IP Reputation and Data Centre Detection
The most reliable VPN detection method is querying continuously updated IP classification databases that categorise addresses as residential, business, hosting/data centre, VPN, proxy, or Tor exit node. Providers like IPQualityScore, MaxMind, Spur.us, IPinfo, and IP2Location maintain these datasets by enumerating commercial VPN endpoints, mapping cloud-provider ASN ranges (AWS AS16509, DigitalOcean AS14061, OVH AS16276), and ingesting abuse intelligence.
IP-to-ASN mapping extends this by classifying each IP's Autonomous System. Hosting-provider ASNs strongly indicate data-centre traffic where VPN endpoints usually run, and can be evaluated at the CDN edge with sub-millisecond latency using self-hosted MMDB data.
MTU/TTL Fingerprinting
VPN encapsulation leaves measurable artefacts at the network layer. VPN tunnelling reduces effective MTU below standard 1500-byte Ethernet MTU, and TCP MSS values expose this. Default TTL values also vary by OS, so a claimed Windows client with Linux-like TTL behaviour can indicate proxy or VPN mediation.
Network-Layer Fingerprints
SNITCH research (NDSS MADWeb 2025) demonstrated 89.1% accuracy in detecting VPN-tunnelled connections by comparing observed round-trip times against expected RTTs for claimed IP geolocation, with strong precision and recall at scale.

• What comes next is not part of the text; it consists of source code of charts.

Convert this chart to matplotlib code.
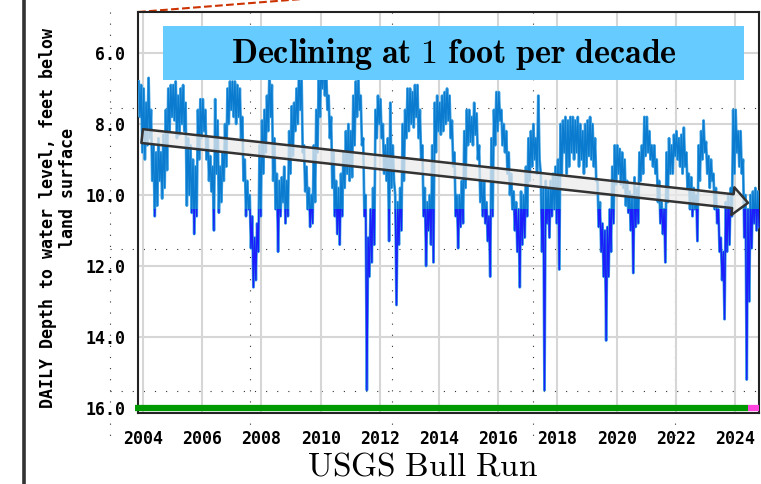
import matplotlib
matplotlib.use("Agg")
import matplotlib.pyplot as plt
import numpy as np
from matplotlib.patches import Rectangle, FancyArrowPatch

plt.rcParams["mathtext.fontset"] = "cm"
plt.rcParams["font.family"] = ["DejaVu Sans Mono"]
plt.rcParams["font.weight"] = "bold"

# depth to water (ft below land surface): shallowest / deepest reading in each month
hi_2003 = [6.8, 6.9]  # Nov-Dec only
lo_2003 = [7.8, 8.8]
hi_2004 = [7.0, 7.4, 6.7, 7.6, 8.6, 8.8, 8.4, 8.8, 8.3, 7.6, 7.0, 6.9]
lo_2004 = [9.0, 8.6, 8.4, 9.6, 10.6, 10.3, 9.6, 10.1, 9.8, 9.3, 8.2, 7.8]
hi_2005 = [6.9, 6.8, 7.2, 7.0, 6.9, 7.4, 8.4, 8.6, 9.0, 9.2, 7.6, 7.3]
lo_2005 = [7.9, 8.4, 8.3, 8.0, 8.2, 10.3, 10.0, 10.5, 11.1, 10.6, 9.0, 8.4]
hi_2006 = [7.3, 7.6, 8.4, 8.9, 9.2, 7.3, 7.9, 9.2, 8.8, 8.0, 7.0, 6.8]
lo_2006 = [8.2, 9.0, 9.6, 9.9, 11.0, 9.4, 10.5, 10.2, 9.6, 9.2, 8.0, 7.6]
hi_2007 = [6.8, 6.8, 6.9, 7.0, 7.8, 9.0, 9.6, 10.0, 10.6, 11.2, 10.8, 8.6]
lo_2007 = [7.8, 8.0, 7.8, 8.4, 9.6, 10.6, 10.4, 11.5, 12.6, 12.4, 11.6, 10.6]
hi_2008 = [7.9, 7.6, 7.2, 6.5, 6.9, 8.4, 9.4, 9.6, 9.5, 9.2, 9.6, 8.2]
lo_2008 = [9.4, 8.8, 8.2, 7.8, 9.6, 10.4, 11.6, 10.6, 10.2, 10.8, 10.6, 9.4]
hi_2009 = [7.5, 7.4, 7.0, 6.4, 6.6, 8.6, 9.2, 9.8, 10.0, 8.6, 7.6, 6.6]
lo_2009 = [8.9, 8.2, 8.0, 7.6, 8.8, 9.9, 10.4, 10.9, 10.8, 10.2, 8.8, 7.8]
hi_2010 = [6.2, 6.2, 6.5, 7.2, 7.8, 8.8, 9.6, 9.8, 9.4, 8.8, 8.2, 8.0]
lo_2010 = [7.0, 7.2, 7.6, 8.4, 9.8, 10.6, 11.1, 11.4, 10.6, 9.8, 9.4, 9.6]
hi_2011 = [8.2, 7.2, 6.8, 6.7, 7.2, 8.4, 10.0, 11.2, 10.4, 9.8, 7.6, 7.2]
lo_2011 = [9.5, 8.6, 7.8, 7.6, 8.6, 10.6, 15.5, 12.3, 11.9, 11.4, 8.4, 8.0]
hi_2012 = [7.3, 8.0, 8.6, 8.4, 7.4, 8.6, 10.0, 10.2, 9.8, 8.0, 7.6, 7.0]
lo_2012 = [8.4, 9.4, 9.6, 11.3, 9.8, 9.6, 13.1, 11.4, 11.0, 9.6, 8.4, 8.2]
hi_2013 = [7.0, 7.1, 6.9, 6.9, 7.6, 8.6, 9.8, 10.2, 10.0, 8.6, 7.4, 7.2]
lo_2013 = [8.0, 8.1, 7.8, 8.4, 9.0, 10.6, 12.0, 11.0, 11.4, 11.9, 8.8, 8.2]
hi_2014 = [7.4, 7.2, 7.1, 7.0, 7.2, 7.9, 8.8, 10.0, 10.0, 9.6, 8.2, 7.6]
lo_2014 = [8.3, 8.2, 8.0, 7.9, 8.4, 9.2, 10.6, 11.5, 10.9, 10.8, 9.8, 8.6]
hi_2015 = [7.6, 7.8, 7.4, 7.7, 8.6, 9.6, 9.6, 10.2, 10.6, 8.4, 7.6, 7.1]
lo_2015 = [8.5, 8.6, 8.3, 9.0, 10.2, 10.6, 10.8, 11.3, 12.3, 10.6, 8.6, 8.2]
hi_2016 = [7.1, 7.6, 8.0, 8.2, 8.8, 9.4, 9.9, 10.2, 10.4, 9.9, 10.0, 9.2]
lo_2016 = [7.9, 8.6, 8.8, 9.4, 10.0, 10.4, 11.0, 11.6, 12.6, 11.4, 11.2, 10.6]
hi_2017 = [8.4, 8.2, 8.0, 8.4, 7.2, 9.4, 9.8, 9.6, 9.8, 9.6, 9.4, 9.2]
lo_2017 = [9.6, 9.2, 9.0, 9.4, 9.0, 11.6, 15.5, 10.8, 11.2, 10.6, 10.4, 10.8]
hi_2018 = [9.0, 8.0, 7.9, 7.8, 7.9, 7.8, 7.8, 7.9, 7.8, 8.0, 8.2, 8.0]
lo_2018 = [12.1, 9.4, 8.8, 9.4, 9.2, 8.8, 9.0, 8.8, 9.2, 9.0, 9.4, 9.2]
hi_2019 = [7.9, 7.8, 8.0, 8.4, 9.6, 10.2, 10.8, 11.0, 10.9, 10.4, 9.2, 8.6]
lo_2019 = [8.9, 9.0, 9.2, 9.6, 10.9, 11.6, 12.3, 14.1, 12.3, 11.6, 10.8, 9.7]
hi_2020 = [8.6, 8.7, 8.8, 9.0, 9.6, 9.9, 10.0, 9.5, 9.8, 8.8, 8.6, 7.8]
lo_2020 = [9.4, 9.7, 9.8, 10.3, 10.5, 11.0, 12.2, 10.9, 10.8, 9.6, 9.4, 8.9]
hi_2021 = [7.8, 8.2, 8.6, 8.6, 9.0, 9.6, 10.2, 10.4, 8.8, 8.4, 8.6, 8.3]
lo_2021 = [8.8, 9.0, 9.2, 9.4, 10.2, 10.8, 11.1, 11.9, 10.2, 9.4, 9.4, 8.9]
hi_2022 = [8.2, 8.4, 8.3, 8.1, 8.8, 9.4, 9.5, 9.8, 10.0, 8.6, 8.2, 7.9]
lo_2022 = [9.0, 9.2, 9.4, 9.2, 9.8, 10.4, 10.6, 10.4, 11.3, 9.6, 9.0, 8.8]
hi_2023 = [8.5, 8.9, 9.0, 9.4, 9.8, 10.4, 11.2, 11.6, 10.2, 10.0, 9.8, 7.6]
lo_2023 = [9.4, 9.8, 9.6, 10.4, 10.8, 11.6, 12.4, 13.5, 11.6, 11.4, 10.6, 9.4]
hi_2024 = [7.6, 8.2, 8.2, 9.0, 10.0, 10.4, 10.0, 9.9, 9.8, 9.9]  # Jan-Oct
lo_2024 = [8.8, 9.2, 9.4, 11.2, 15.2, 13.0, 11.5, 10.8, 11.0, 10.9]

years = list(range(2003, 2025))
hi_by_year = [hi_2003, hi_2004, hi_2005, hi_2006, hi_2007, hi_2008, hi_2009, hi_2010,
              hi_2011, hi_2012, hi_2013, hi_2014, hi_2015, hi_2016, hi_2017, hi_2018,
              hi_2019, hi_2020, hi_2021, hi_2022, hi_2023, hi_2024]
lo_by_year = [lo_2003, lo_2004, lo_2005, lo_2006, lo_2007, lo_2008, lo_2009, lo_2010,
              lo_2011, lo_2012, lo_2013, lo_2014, lo_2015, lo_2016, lo_2017, lo_2018,
              lo_2019, lo_2020, lo_2021, lo_2022, lo_2023, lo_2024]

# trend arrow end points (year, depth)
trend_years = [2003.97, 2024.44]
trend_depths = [8.34, 10.22]
provisional_from = 2024.44

x_ticks = list(range(2004, 2025, 2))
y_ticks = [6, 8, 10, 12, 14, 16]

# dotted grid left over from an overlapping screenshot (pixel positions)
overlay_grid_x = [110, 250, 392, 533, 675]
overlay_grid_y = [108, 249, 391]

# assemble the series: shallow then deep reading within each month
t, d = [], []
for yr, his, los in zip(years, hi_by_year, lo_by_year):
    first = 12 - len(his) if yr == 2003 else 0
    for k, (h, l) in enumerate(zip(his, los)):
        m = first + k
        t += [yr + (m + 0.25) / 12, yr + (m + 0.75) / 12]
        d += [h, l]
t = np.array(t)
d = np.array(d)

W, H = 761, 484
fig = plt.figure(figsize=(W / 100, H / 100), dpi=100)

# background layer in pixel coordinates
bg = fig.add_axes([0, 0, 1, 1], zorder=0)
bg.set_xlim(0, W)
bg.set_ylim(H, 0)
bg.axis("off")
bg.vlines(overlay_grid_x, 12, 440, colors="#333333", linestyles=(0, (1, 9)), lw=0.8)
bg.hlines(overlay_grid_y, 110, 760, colors="#333333", linestyles=(0, (1, 9)), lw=0.8)
bg.plot([138, 330], [12, -3.2], color="#cc3300", ls="--", lw=1.5)
bg.vlines([24], 0, H, colors="#333333", lw=2.6)

ax = fig.add_axes([138 / W, 1 - 413 / H, (759 - 138) / W, (413 - 12) / H], zorder=1)
ax.set_facecolor("none")
ax.set_xlim(2003.83, 2024.81)
ax.set_ylim(16.14, 4.845)

ax.grid(True, color="#d6d6d6", lw=1.5)
ax.set_axisbelow(True)
ax.set_xticks(x_ticks)
ax.set_xticklabels([str(x) for x in x_ticks])
ax.set_yticks(y_ticks)
ax.set_yticklabels([f"{y:.1f}" for y in y_ticks])
ax.tick_params(length=0, labelsize=12)
ax.tick_params(axis="y", pad=9)
ax.tick_params(axis="x", pad=12)
for s in ax.spines.values():
    s.set_color("#222222")
    s.set_linewidth(1.5)

# water level line; deeper readings drawn with a thin dark-blue stroke
ax.plot(t, d, color="#4aa8e6", lw=2.0, zorder=3)
ax.plot(t, d, color="#0b7bcf", lw=1.0, zorder=4)
deep, = ax.plot(t, d, color="#1c1cff", lw=0.9, zorder=5)
clip = Rectangle((2003, 10.4), 30, 10, transform=ax.transData, visible=False)
ax.add_patch(clip)
deep.set_clip_path(clip)

# approval status bar along the bottom
ax.plot([ax.get_xlim()[0] - 0.1, provisional_from], [16.0, 16.0], color="#009900",
        lw=4.5, solid_capstyle="butt", clip_on=False, zorder=6)
ax.plot([provisional_from, ax.get_xlim()[1]], [16.0, 16.0], color="#ff44dd",
        lw=4.5, solid_capstyle="butt", clip_on=False, zorder=6)

# trend arrow
arrow = FancyArrowPatch((trend_years[0], trend_depths[0]), (trend_years[1], trend_depths[1]),
                        arrowstyle="simple,head_length=11,head_width=20,tail_width=10",
                        mutation_scale=1, shrinkA=0, shrinkB=0,
                        fc=(0.92, 0.92, 0.92, 0.75), ec="#333333", lw=1.8, zorder=7)
ax.add_patch(arrow)

# headline box
ax.add_patch(Rectangle((2004.68, 5.24), 19.62, 1.52, fc="#66ccff", ec="none", zorder=8))
ax.text(2014.49, 6.02, r"$\mathbf{Declining\ at\ 1\ foot\ per\ decade}$",
        ha="center", va="center", fontsize=24.5, color="black", zorder=9)

# axis label (two lines)
fig.text(48 / W, 1 - 218 / H, "DAILY Depth to water level, feet below",
         rotation=90, ha="center", va="center", fontsize=12)
fig.text(68 / W, 1 - 188 / H, "land surface",
         rotation=90, ha="center", va="center", fontsize=12)

# caption
fig.text(423 / W, 1 - 475 / H, r"$\mathrm{USGS\ Bull\ Run}$",
         ha="center", va="baseline", fontsize=24)

fig.savefig("out.png", dpi=100)
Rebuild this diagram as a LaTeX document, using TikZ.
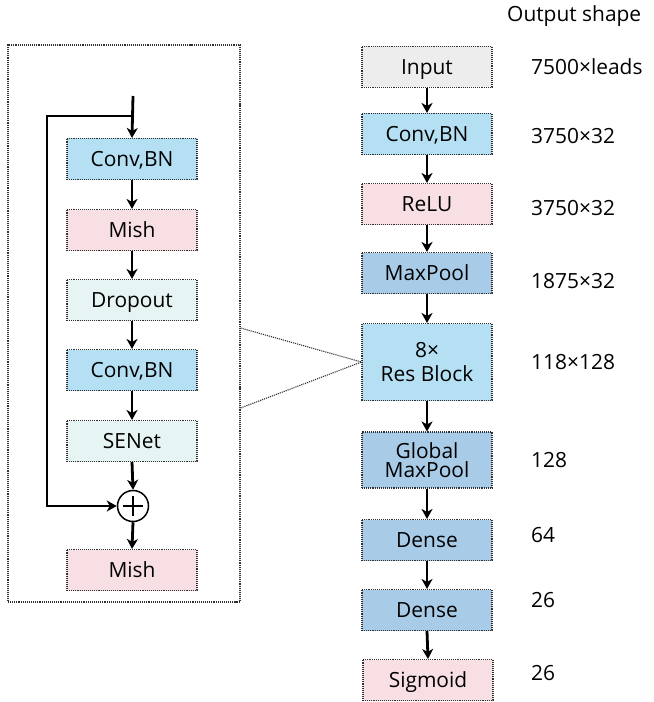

| VPN Protocol | Typical MTU | MSS Value | Detection Reliability |
|---|---|---|---|
| WireGuard (IPv4) | ~1440 | ~1400 | High |
| OpenVPN (UDP) | ~1400–1409 | ~1360–1369 | High |
| IPsec/IKEv2 | ~1380–1438 | ~1340–1398 | Medium |
| No VPN (Ethernet) | 1500 | 1460 | Baseline |
WebRTC and DNS Leaks
WebRTC Leak Detection
Creating an RTCPeerConnection with a STUN server and inspecting ICE candidates can reveal mismatches between connection IP and candidate addresses. Browser mitigations are reducing this signal over time, but it remains a useful secondary check.
DNS Leak Detection
Resolver-level mismatch analysis can indicate that DNS traffic is bypassing the VPN path. DNS-over-HTTPS adoption has reduced practical leak rates, so this is best used as enrichment rather than a primary classifier.
Timezone and Locale Mismatches
Comparing IP-derived timezone against browser-reported timezone via Intl.DateTimeFormat().resolvedOptions().timeZone is simple and universally supported, requiring no permission.
Combined with navigator.language and Accept-Language header analysis, this passive approach narrows likely location with high confidence and no permission prompts.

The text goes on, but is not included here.